One thing can be said about the effort to drive District Attorney Paul Gallegos from office. It's been transparent from the beginning.

As far as we're aware, "Recall the DA" signs were first brandished publicly on the day Gallegos went before the Board of Supervisors with his request for outside legal assistance in his fraud suit against the Pacific Lumber Co., which he had filed two weeks previous. The chambers that day 11 months ago were packed, largely with PL managers and workers. Outside, logging trucks lined the streets in front of the courthouse. It was here that the signs first appeared. It didn't take a genius to make the connection: Those calling for Gallegos' recall were doing so because they were angry about the PL suit.

But it wasn't long before leaders of the fledgling recall movement offered a different reason: Gallegos, they said, deserves to be recalled because he's soft on crime. It was an absurd claim -- Gallegos had only been on the job three months, if that. But it made sense politically. To be successful in ousting the new DA, recall proponents knew they'd have to have a broader base of support than the timber industry and its supporters.

The distancing from the suit was soon taken up by officials with Pacific Lumber, who repeatedly told the press over the spring and summer that the company would not get involved in the recall drive.

By the fall it was becoming clear that another strategy shift was needed. The signature gathering drive was faltering, and if it failed there wouldn't be any recall at all.

In stepped the main beneficiary of a change in leadership at the DA's office -- Pacific Lumber. CEO Robert Manne, in an Oct. 24 letter to employees, made it crystal clear that the company was involved in the recall effort -- to the tune of $40,000. "When the new DA launches a baseless and politically motivated lawsuit against one of the largest timber companies in the country, are we to sit back and allow that to happen?" Manne asked.

Forget about the earlier pledge to stay above the fray; the goal now was signatures. Out-of-state signature collectors were brought in and the necessary amount of John and Jane Hancocks was obtained at the 11th hour. Success, and it was all due to Pacific Lumber, which directly paid US Petitions, the firm that led the drive.

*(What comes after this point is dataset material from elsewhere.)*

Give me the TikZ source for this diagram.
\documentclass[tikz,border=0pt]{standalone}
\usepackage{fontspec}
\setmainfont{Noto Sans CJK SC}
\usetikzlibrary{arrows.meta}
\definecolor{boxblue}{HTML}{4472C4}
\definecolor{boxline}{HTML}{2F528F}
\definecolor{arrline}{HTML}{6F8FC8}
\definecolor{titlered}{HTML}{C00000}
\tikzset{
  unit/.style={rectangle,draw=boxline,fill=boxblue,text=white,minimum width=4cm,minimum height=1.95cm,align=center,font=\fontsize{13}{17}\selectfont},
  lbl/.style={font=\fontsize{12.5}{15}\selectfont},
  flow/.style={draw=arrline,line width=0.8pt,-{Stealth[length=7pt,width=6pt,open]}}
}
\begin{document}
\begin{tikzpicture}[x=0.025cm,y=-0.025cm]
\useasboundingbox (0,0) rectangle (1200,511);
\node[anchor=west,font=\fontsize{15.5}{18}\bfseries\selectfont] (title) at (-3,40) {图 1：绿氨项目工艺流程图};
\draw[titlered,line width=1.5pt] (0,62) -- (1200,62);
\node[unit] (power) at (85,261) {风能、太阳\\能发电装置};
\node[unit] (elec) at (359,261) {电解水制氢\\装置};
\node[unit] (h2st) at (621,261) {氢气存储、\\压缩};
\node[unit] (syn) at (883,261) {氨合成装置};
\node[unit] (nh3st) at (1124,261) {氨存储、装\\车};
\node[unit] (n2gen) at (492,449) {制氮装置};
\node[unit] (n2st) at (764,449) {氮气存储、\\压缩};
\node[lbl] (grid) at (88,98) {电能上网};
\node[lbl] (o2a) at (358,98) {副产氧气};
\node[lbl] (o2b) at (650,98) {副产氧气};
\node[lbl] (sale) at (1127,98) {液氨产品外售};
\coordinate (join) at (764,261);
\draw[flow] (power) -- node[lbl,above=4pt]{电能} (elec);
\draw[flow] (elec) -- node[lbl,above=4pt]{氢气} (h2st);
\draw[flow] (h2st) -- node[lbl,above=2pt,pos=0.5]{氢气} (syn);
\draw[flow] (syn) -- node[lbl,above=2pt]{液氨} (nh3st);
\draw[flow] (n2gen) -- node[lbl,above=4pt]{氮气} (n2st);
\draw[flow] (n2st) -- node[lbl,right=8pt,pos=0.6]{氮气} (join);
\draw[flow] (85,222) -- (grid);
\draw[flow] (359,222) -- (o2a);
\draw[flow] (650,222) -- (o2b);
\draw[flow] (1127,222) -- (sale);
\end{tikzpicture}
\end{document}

But the fact that the defendant in a fraud suit -- Texas financier Charles Hurwitz, in this case -- is bankrolling the effort to unseat the district attorney who is suing him doesn't look good; particularly since Hurwitz is a controversial figure at best. And so last week another shift: Manne's declaration that PL "wants its day in court."

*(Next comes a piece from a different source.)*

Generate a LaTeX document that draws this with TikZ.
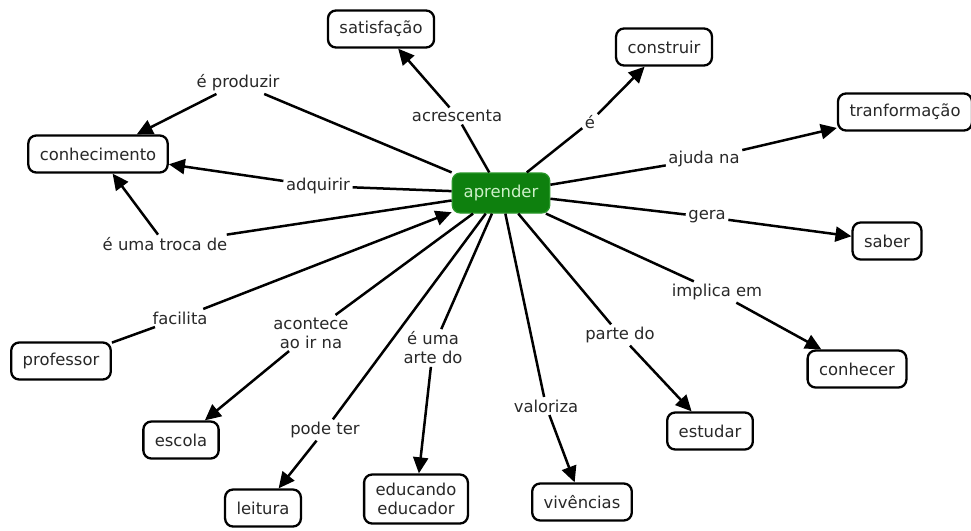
\documentclass[tikz,border=0pt]{standalone}
\usepackage{fontspec}
\setmainfont{DejaVu Sans}
\usepackage{xcolor}
\usepackage{tikz}
\usetikzlibrary{arrows.meta}

\definecolor{inkgray}{RGB}{40,40,40}
\definecolor{mapgreen}{RGB}{14,128,14}
\definecolor{mapgreenline}{RGB}{40,150,40}
\definecolor{maptext}{RGB}{205,240,200}

\begin{document}
\begin{tikzpicture}[
    x=1pt, y=-1pt,
    >={Triangle[length=16pt,width=15pt]},
    every node/.style={font=\fontsize{16.4}{19}\selectfont, text=inkgray},
    concept/.style={draw=black, line width=2.3pt, rounded corners=8pt,
        fill=white, inner xsep=11.5pt, minimum height=37pt, align=center},
    focus/.style={concept, draw=mapgreenline, fill=mapgreen, text=maptext,
        minimum height=40pt, line width=1.2pt},
    link/.style={inner sep=2.5pt, align=center},
    conn/.style={line width=2.5pt}
]
\useasboundingbox (0,0) rectangle (971,530);

% Central concept
\node[focus] (aprender) at (501,193) {aprender};

% Concepts
\node[concept] (satisfacao)   at (381,29)  {satisfação};
\node[concept] (construir)    at (664,47)  {construir};
\node[concept] (tranformacao) at (905,112) {tranformação};
\node[concept] (conhecimento) at (98,154)  {conhecimento};
\node[concept] (saber)        at (887,241) {saber};
\node[concept] (professor)    at (61,361)  {professor};
\node[concept] (conhecer)     at (857,369) {conhecer};
\node[concept] (escola)       at (181,440) {escola};
\node[concept] (estudar)      at (710,431) {estudar};
\node[concept] (leitura)      at (263,508) {leitura};
\node[concept, minimum height=49pt] (educando) at (416,499) {educando\\educador};
\node[concept] (vivencias)    at (582,502) {vivências};

% Linking phrases
\node[link] (produzir)  at (238,83)  {é produzir};
\node[link] (acresc)    at (457,116) {acrescenta};
\node[link] (ee)        at (590,122) {é};
\node[link] (ajuda)     at (704,159) {ajuda na};
\node[link] (adquirir)  at (318,186) {adquirir};
\node[link] (gera)      at (707,217) {gera};
\node[link] (troca)     at (165,244) {é uma troca de};
\node[link] (implica)   at (717,292) {implica em};
\node[link] (facilita)  at (180,318) {facilita};
\node[link] (acontece)  at (311,333) {acontece\\ao ir na};
\node[link] (arte)      at (433,348) {é uma\\arte do};
\node[link] (parte)     at (620,335) {parte do};
\node[link] (valoriza)  at (546,406) {valoriza};
\node[link] (podeter)   at (325,430) {pode ter};

% Connections
\draw[conn] (aprender) -- (produzir);
\draw[conn,->] (produzir) -- (conhecimento);
\draw[conn] (aprender) -- (acresc);
\draw[conn,->] (acresc) -- (satisfacao);
\draw[conn] (aprender) -- (ee);
\draw[conn,->] (ee) -- (construir);
\draw[conn] (aprender) -- (ajuda);
\draw[conn,->] (ajuda) -- (tranformacao);
\draw[conn] (aprender) -- (adquirir);
\draw[conn,->] (adquirir) -- (conhecimento);
\draw[conn] (aprender) -- (gera);
\draw[conn,->] (gera) -- (saber);
\draw[conn] (aprender) -- (troca);
\draw[conn,->] (troca) -- (conhecimento);
\draw[conn] (aprender) -- (implica);
\draw[conn,->] (implica) -- (conhecer);
\draw[conn] (professor) -- (facilita);
\draw[conn,->] (facilita) -- (aprender);
\draw[conn] (aprender) -- (acontece);
\draw[conn,->] (acontece) -- (escola);
\draw[conn] (aprender) -- (arte);
\draw[conn,->] (arte) -- (educando);
\draw[conn] (aprender) -- (parte);
\draw[conn,->] (parte) -- (estudar);
\draw[conn] (aprender) -- (valoriza);
\draw[conn,->] (valoriza) -- (vivencias);
\draw[conn] (aprender) -- (podeter);
\draw[conn,->] (podeter) -- (leitura);

\end{tikzpicture}
\end{document}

In a Jan. 29 letter to the three replacement candidates, Manne said, "I want to assure you that our company has no desire to have the next District Attorney drop this case without a ruling from the Humboldt County Superior Court." Of course, the ruling Manne wants is for Judge Christopher Wilson to throw out the case, something PL requested in a formal motion months ago. That's the day in court he's talking about, not a full-blown trial.

It's no accident that Manne only came forward after weeks of polling by a Los Angeles firm, polling paid for by The Committee to Recall Paul Gallegos, which of course is being financially supported by PL. While we don't know the results, we suspect they reveal that people aren't comfortable with PL's heavy-handed involvement in the recall.

There's another dimension to all this. Pacific Lumber is undoubtedly bankrolling the recall because doing so is cheaper than paying attorneys to defend the company in court. That's true even if the expected television advertising blitz of the next few weeks pushes the company's financial stake in the recall as high as $100,000 or even $200,000.

Big money to you and me, but a small price for Hurwitz if it means Gallegos -- and the lawsuit -- go away.